## Exercise aim
Leave out the pictures and transcribe everything else exactly.

[Records with drawing code]
──────

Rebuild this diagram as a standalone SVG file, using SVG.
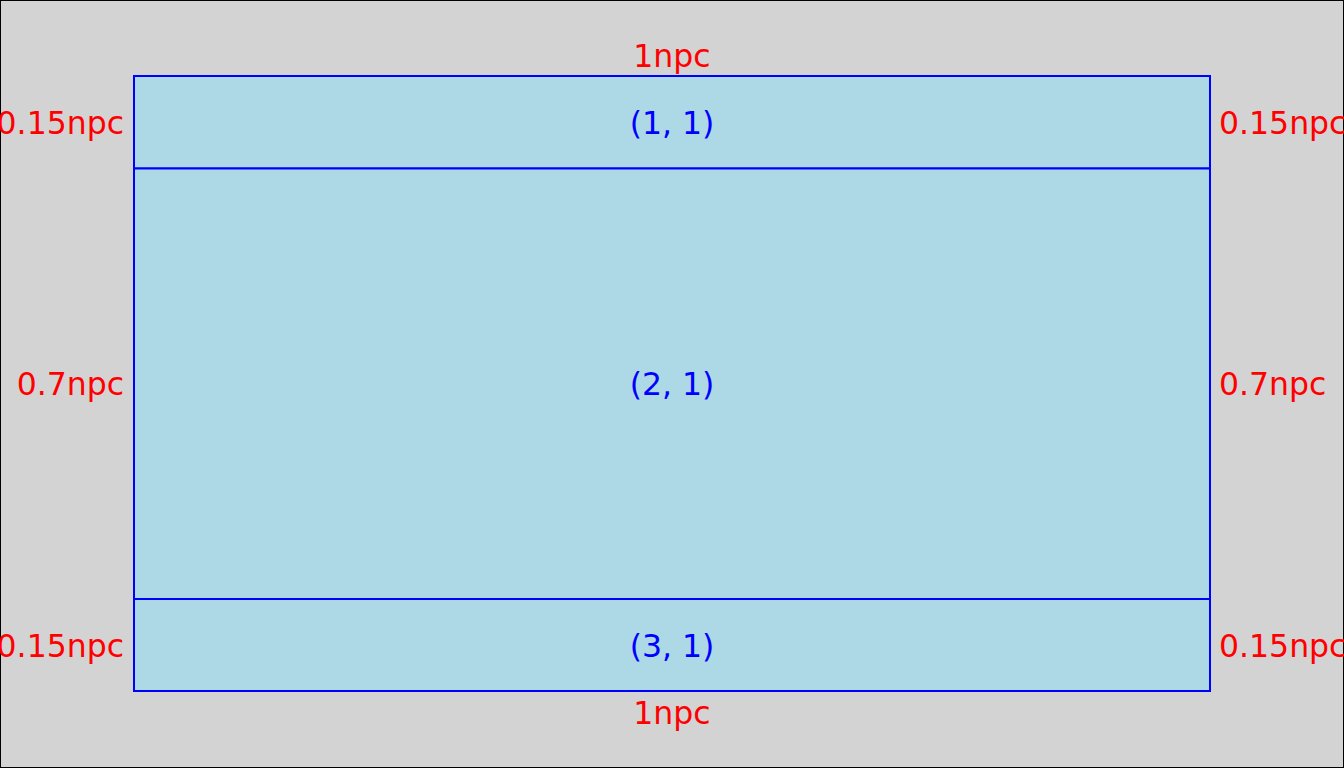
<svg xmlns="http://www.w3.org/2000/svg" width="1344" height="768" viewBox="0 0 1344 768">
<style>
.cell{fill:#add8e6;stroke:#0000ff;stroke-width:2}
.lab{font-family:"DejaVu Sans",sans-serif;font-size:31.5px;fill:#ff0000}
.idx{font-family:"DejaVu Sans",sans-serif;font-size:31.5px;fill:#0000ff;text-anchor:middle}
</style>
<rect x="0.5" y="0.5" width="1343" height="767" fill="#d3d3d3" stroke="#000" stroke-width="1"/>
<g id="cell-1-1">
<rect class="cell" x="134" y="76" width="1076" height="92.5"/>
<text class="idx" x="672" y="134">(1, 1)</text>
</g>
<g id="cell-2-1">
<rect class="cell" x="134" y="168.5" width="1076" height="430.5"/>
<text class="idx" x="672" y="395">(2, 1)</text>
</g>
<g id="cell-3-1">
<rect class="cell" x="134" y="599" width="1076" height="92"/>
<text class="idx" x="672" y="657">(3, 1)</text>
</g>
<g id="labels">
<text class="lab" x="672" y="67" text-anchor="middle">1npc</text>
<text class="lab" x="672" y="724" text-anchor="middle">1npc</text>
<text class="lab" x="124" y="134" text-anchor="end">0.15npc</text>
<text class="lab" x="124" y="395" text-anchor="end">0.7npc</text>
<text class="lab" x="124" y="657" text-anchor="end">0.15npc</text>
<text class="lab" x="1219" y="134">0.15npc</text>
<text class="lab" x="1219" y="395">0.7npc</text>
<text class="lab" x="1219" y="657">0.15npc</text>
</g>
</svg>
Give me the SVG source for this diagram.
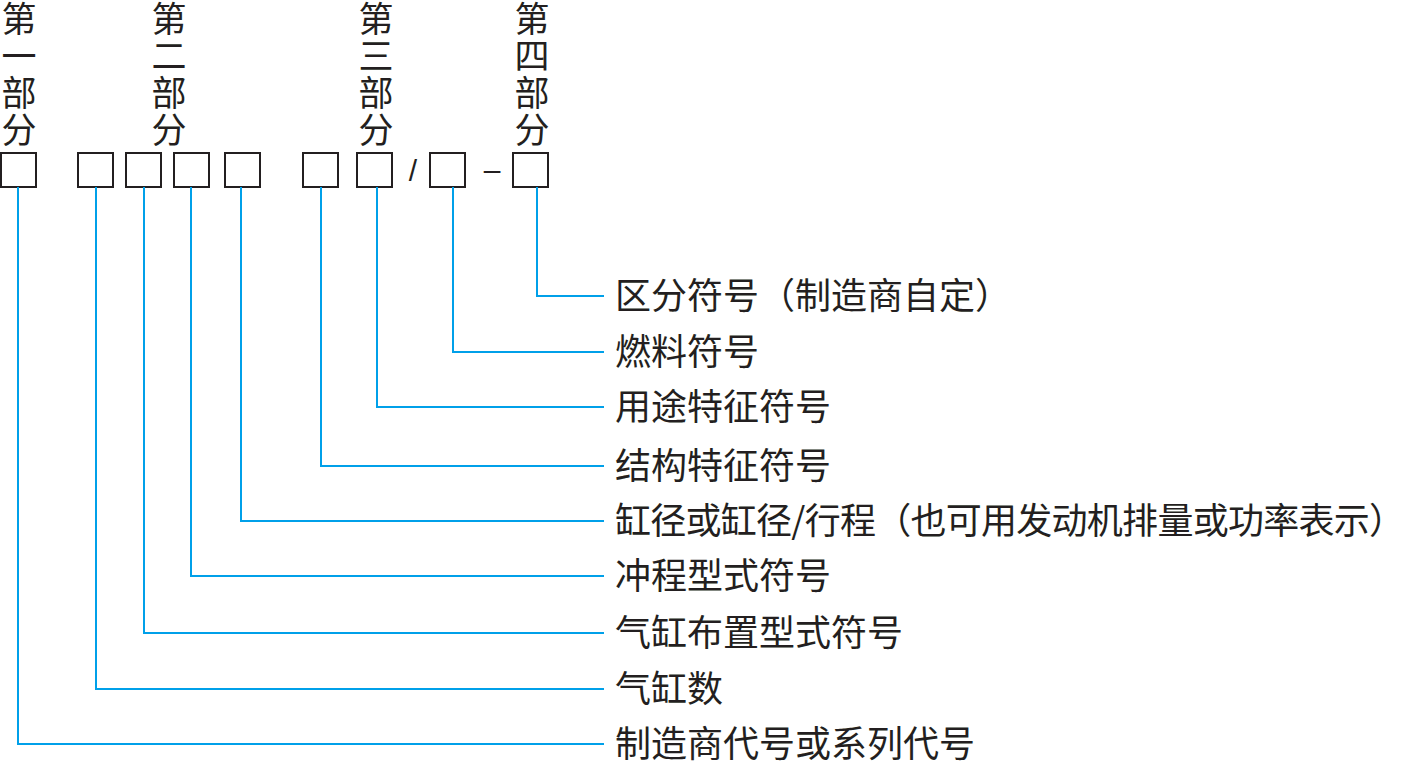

──────

## Finished exercise
Rebuild this diagram as a standalone SVG file, using SVG.
<svg xmlns="http://www.w3.org/2000/svg" width="1344" height="768" viewBox="0 0 1344 768">
<style>
.cell{fill:#add8e6;stroke:#0000ff;stroke-width:2}
.lab{font-family:"DejaVu Sans",sans-serif;font-size:31.5px;fill:#ff0000}
.idx{font-family:"DejaVu Sans",sans-serif;font-size:31.5px;fill:#0000ff;text-anchor:middle}
</style>
<rect x="0.5" y="0.5" width="1343" height="767" fill="#d3d3d3" stroke="#000" stroke-width="1"/>
<g id="cell-1-1">
<rect class="cell" x="134" y="76" width="1076" height="92.5"/>
<text class="idx" x="672" y="134">(1, 1)</text>
</g>
<g id="cell-2-1">
<rect class="cell" x="134" y="168.5" width="1076" height="430.5"/>
<text class="idx" x="672" y="395">(2, 1)</text>
</g>
<g id="cell-3-1">
<rect class="cell" x="134" y="599" width="1076" height="92"/>
<text class="idx" x="672" y="657">(3, 1)</text>
</g>
<g id="labels">
<text class="lab" x="672" y="67" text-anchor="middle">1npc</text>
<text class="lab" x="672" y="724" text-anchor="middle">1npc</text>
<text class="lab" x="124" y="134" text-anchor="end">0.15npc</text>
<text class="lab" x="124" y="395" text-anchor="end">0.7npc</text>
<text class="lab" x="124" y="657" text-anchor="end">0.15npc</text>
<text class="lab" x="1219" y="134">0.15npc</text>
<text class="lab" x="1219" y="395">0.7npc</text>
<text class="lab" x="1219" y="657">0.15npc</text>
</g>
</svg>
Give me the SVG source for this diagram.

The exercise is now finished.